Today in military history: US downs 7 enemy planes
On Jan. 2, 1967, the U.S. decimated seven communist MiG-21s in a major air-to-air battle over Vietnam.
The MiG-21 Fishbed was designed for short-range ground-controlled interception, and in the last few months of 1966, the communists were using it to great effect against U.S. aircraft. The F-105 Thunderchief, a super-sonic fighter-bomber, was tasked with taking out communist air defense systems, specifically in the role of the Wild Weasel. Their task was to bait the enemy surface-to-air systems into targeting them, thus giving away enemy positions and allowing the Wild Weasels to destroy them.
When the communists introduced the MiG-21 to the fight, however, the F-105 fell vulnerable to air-to-air attack.
Enter Operation Bolo, led by Colonel Robin Olds, a World War II Ace, who hid supersonic F-4C jets among the F-105 Wild Weasel formations to ambush the MiG-21.
In spite of the fact that Bolo was flown in some of the most heavily defended airspace ever attacked by U.S. forces, it wound up being one of the most successful deception operations in American military history.
Convinced of the superiority of U.S. pilots in air-to-air combat, Olds wanted to trick the North Vietnamese to read flights of F-4Cs as the slower, bulkier F-105s.
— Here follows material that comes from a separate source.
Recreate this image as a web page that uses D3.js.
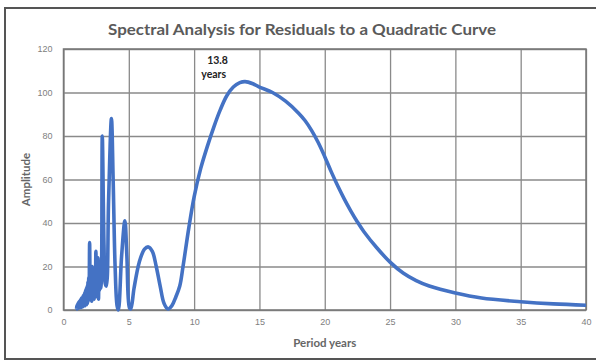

Once the MiGs were in the air, the F-4s would break formation and attack on their own terms. To fool the radar and ground observers, the F-4s would fly in a 105 formation while using Thud call signs.
On Jan. 2, Olds and his formation shot down seven MiG-21s with zero friendly losses. In the next week, similar missions took out more communist aircraft. As a result, the North Vietnamese were forced to ground their aircraft for several months as they retrained their pilots and sought new air defense tactics.
Colonel Olds remains the first and only U.S. Air Force ace with victories in both World War II and Vietnam.